▶ [Problem requirements]: In your copy, include every line of the listing below exactly but none of the pictures.

**** Recorded data

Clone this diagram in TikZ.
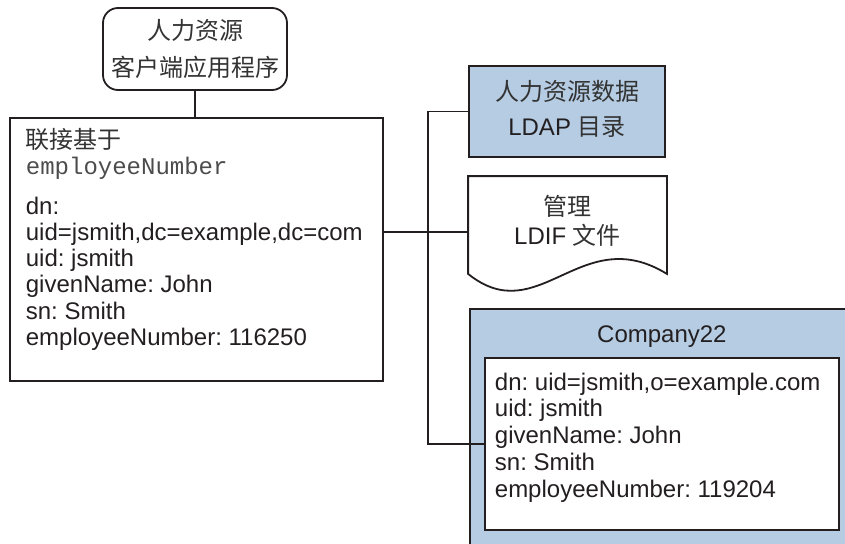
\documentclass[tikz,border=0pt]{standalone}
\usepackage{fontspec}
\setmainfont{Liberation Sans}
\setmonofont{Liberation Mono}
\newfontfamily\cjk{Noto Sans CJK SC}
\usetikzlibrary{positioning}
\definecolor{dirblue}{RGB}{181,204,227}
\definecolor{ink}{RGB}{35,31,32}
\newcommand{\zh}[1]{{\cjk\color{black!80}#1}}
\frenchspacing

\begin{document}
\begin{tikzpicture}[x=1pt, y=-1pt, line width=1.8pt, color=ink,
	font=\fontsize{24}{26.2}\selectfont,
	box/.style={draw, rectangle, inner sep=0pt},
	plain/.style={align=left, inner sep=0pt, anchor=north west}]
		\useasboundingbox (0,0) rectangle (845,543);
		\clip (0,0) rectangle (845,543);
		
		% client and join entry
		\node[box, rounded corners=15pt, minimum width=184, minimum height=82, align=center,
			font=\fontsize{24}{37}\selectfont] (client) at (195,49) {\zh{人力资源}\\\zh{客户端应用程序}};
		\node[box, anchor=north west, minimum width=373, minimum height=263] (join) at (9,117) {};
		\node[plain] (joinText) at (25,127) {\zh{联接基于}\\{\ttfamily\color{black!70}employeeNumber}\\[13.8pt]dn:\\uid=jsmith,dc=example,dc=com\\uid: jsmith\\givenName: John\\sn: Smith\\employeeNumber: 116250};
		\draw (client.south) -- (client.south |- join.north);
		
		% targets
		\node[box, fill=dirblue, minimum width=196, minimum height=91, align=center, text depth=8pt,
			font=\fontsize{24}{35}\selectfont] (ldap) at (567,111.5) {\zh{人力资源数据}\\LDAP \zh{目录}};
		
		\node[minimum width=197, minimum height=96, inner sep=0pt, align=center, text depth=11pt,
			font=\fontsize{24}{29}\selectfont] (ldif) at (567.5,225) {\zh{管理}\\LDIF \zh{文件}};
		\draw (ldif.north west) -- (ldif.north east) -- (ldif.south east)
			.. controls +(-86,-53) and +(71,57) .. (ldif.south west) -- cycle;
		
		\node[box, fill=dirblue, anchor=north west, minimum width=384, minimum height=260] (company) at (469,308) {};
		\node[below=17pt of company.north, inner sep=0pt] (companyTitle) {Company22};
		\node[box, fill=white, anchor=north west, minimum width=354, minimum height=172] (entry) at (484,357) {};
		\node[plain, font=\fontsize{24}{26.7}\selectfont] (entryText) at (494,372) {dn: uid=jsmith,o=example.com\\uid: jsmith\\givenName: John\\sn: Smith\\employeeNumber: 119204};
		
		% connectors
		\coordinate (bus) at (428,0);
		\coordinate (tap) at (join.east |- 0,232);
		\draw (ldap.west) -| (bus |- entry.west) -- (entry.west);
		\draw (tap) -- (tap -| ldif.west);
	\end{tikzpicture}
\end{document}
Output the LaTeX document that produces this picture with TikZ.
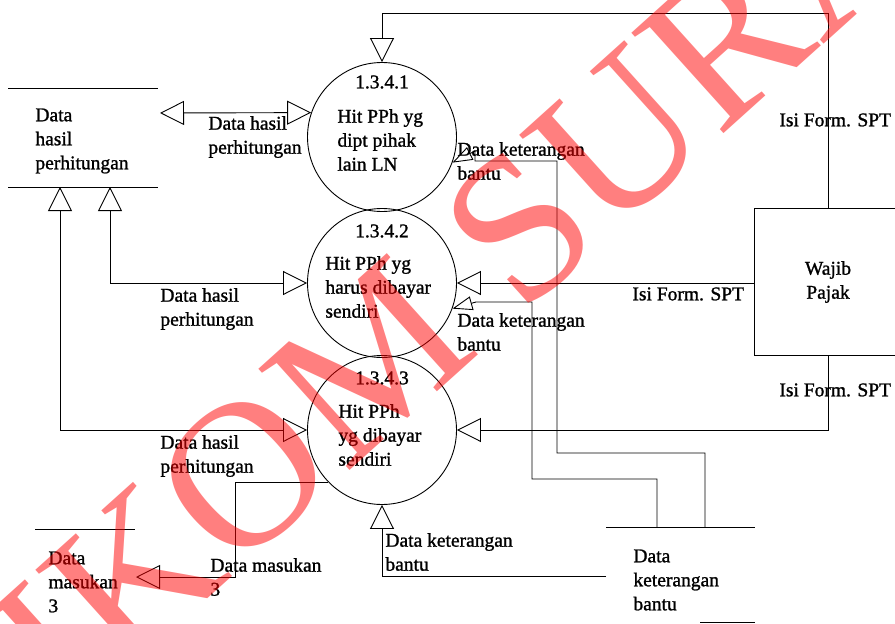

********

▶ [Solution for this task]:
Clone this diagram in TikZ.
\documentclass[tikz,border=0pt]{standalone}
\usepackage{fontspec}
\setmainfont{Liberation Sans}
\setmonofont{Liberation Mono}
\newfontfamily\cjk{Noto Sans CJK SC}
\usetikzlibrary{positioning}
\definecolor{dirblue}{RGB}{181,204,227}
\definecolor{ink}{RGB}{35,31,32}
\newcommand{\zh}[1]{{\cjk\color{black!80}#1}}
\frenchspacing

\begin{document}
\begin{tikzpicture}[x=1pt, y=-1pt, line width=1.8pt, color=ink,
	font=\fontsize{24}{26.2}\selectfont,
	box/.style={draw, rectangle, inner sep=0pt},
	plain/.style={align=left, inner sep=0pt, anchor=north west}]
		\useasboundingbox (0,0) rectangle (845,543);
		\clip (0,0) rectangle (845,543);
		
		% client and join entry
		\node[box, rounded corners=15pt, minimum width=184, minimum height=82, align=center,
			font=\fontsize{24}{37}\selectfont] (client) at (195,49) {\zh{人力资源}\\\zh{客户端应用程序}};
		\node[box, anchor=north west, minimum width=373, minimum height=263] (join) at (9,117) {};
		\node[plain] (joinText) at (25,127) {\zh{联接基于}\\{\ttfamily\color{black!70}employeeNumber}\\[13.8pt]dn:\\uid=jsmith,dc=example,dc=com\\uid: jsmith\\givenName: John\\sn: Smith\\employeeNumber: 116250};
		\draw (client.south) -- (client.south |- join.north);
		
		% targets
		\node[box, fill=dirblue, minimum width=196, minimum height=91, align=center, text depth=8pt,
			font=\fontsize{24}{35}\selectfont] (ldap) at (567,111.5) {\zh{人力资源数据}\\LDAP \zh{目录}};
		
		\node[minimum width=197, minimum height=96, inner sep=0pt, align=center, text depth=11pt,
			font=\fontsize{24}{29}\selectfont] (ldif) at (567.5,225) {\zh{管理}\\LDIF \zh{文件}};
		\draw (ldif.north west) -- (ldif.north east) -- (ldif.south east)
			.. controls +(-86,-53) and +(71,57) .. (ldif.south west) -- cycle;
		
		\node[box, fill=dirblue, anchor=north west, minimum width=384, minimum height=260] (company) at (469,308) {};
		\node[below=17pt of company.north, inner sep=0pt] (companyTitle) {Company22};
		\node[box, fill=white, anchor=north west, minimum width=354, minimum height=172] (entry) at (484,357) {};
		\node[plain, font=\fontsize{24}{26.7}\selectfont] (entryText) at (494,372) {dn: uid=jsmith,o=example.com\\uid: jsmith\\givenName: John\\sn: Smith\\employeeNumber: 119204};
		
		% connectors
		\coordinate (bus) at (428,0);
		\coordinate (tap) at (join.east |- 0,232);
		\draw (ldap.west) -| (bus |- entry.west) -- (entry.west);
		\draw (tap) -- (tap -| ldif.west);
	\end{tikzpicture}
\end{document}
Output the LaTeX document that produces this picture with TikZ.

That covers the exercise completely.